ABSTRACT

With the rise of place-based planning, neighbourhood character (and its variants such as ‘urban character’, ‘place character’, ‘local character’, ‘town character’, ‘preferred character’, etc.) has become a key criterion in planning policy in Australia and other parts of the Anglophone world (Manzo and Perkins 2006; Mason 2007; Untaru 2002). While the phrase has everyday meanings articulated in policy in often tautological phrases such as ‘how the features of an area come together to give that area its own particular character’, the concept is most usefully understood through the lens of place theory and in particular as a form of place-identity (Department of Infrastructure 2001, 1; Proshansky 1978; Hague and Jenkins 2005; Casakin and Bernado 2012; Sepe 2013; Dovey 2013). Conceptions of place-identity combine clusters of thinking from the fields of geography, planning, design and environmental psychology that bring together place and identity to understand the meaning and significance of places for their users and inhabitants (Hague and Jenkins 2005).
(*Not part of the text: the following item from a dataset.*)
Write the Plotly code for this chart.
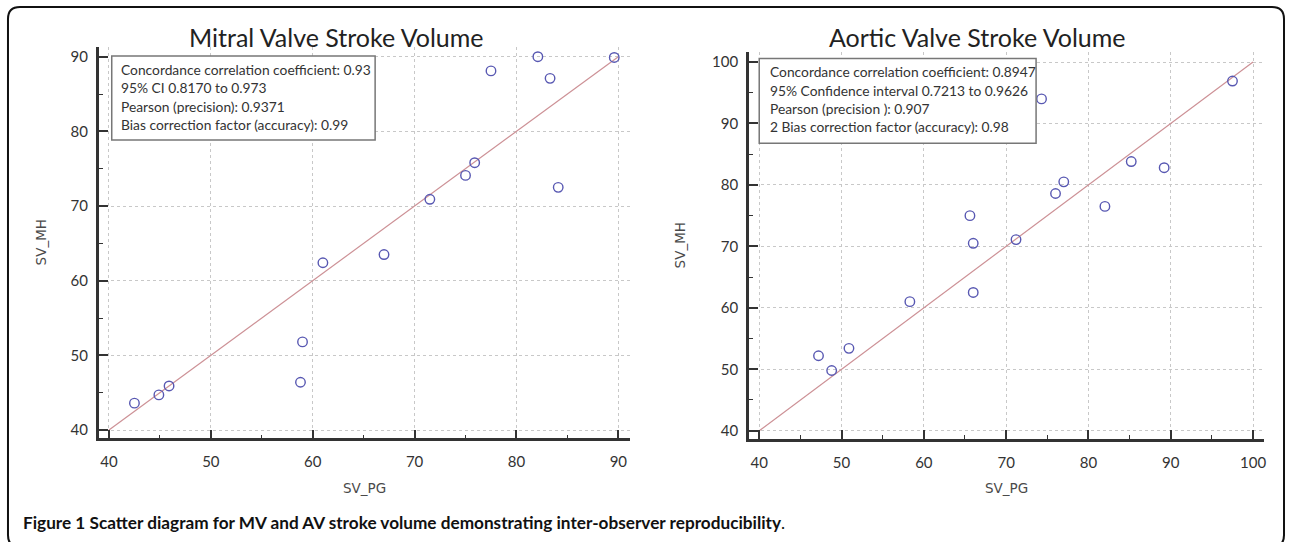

Place-based planning, place management and place-making approaches work with the idea that place-identity involves a reflexive process of place transformation operating through the physical and social realms simultaneously (Hague and Jenkins 2005), necessitating ongoing feedback loops between planners, developers and communities, mediated by systems of strategic planning and development control (see also Searle, Chapter 2, and further perspectives on place making by Newton and Glackin, Chapter 14 in this volume). Within these democratic notions of planning, both the role of rights of appeal (a procedure) and the issue of character (a concept) are contested, with the latter frequently thrown into stark relief through the former.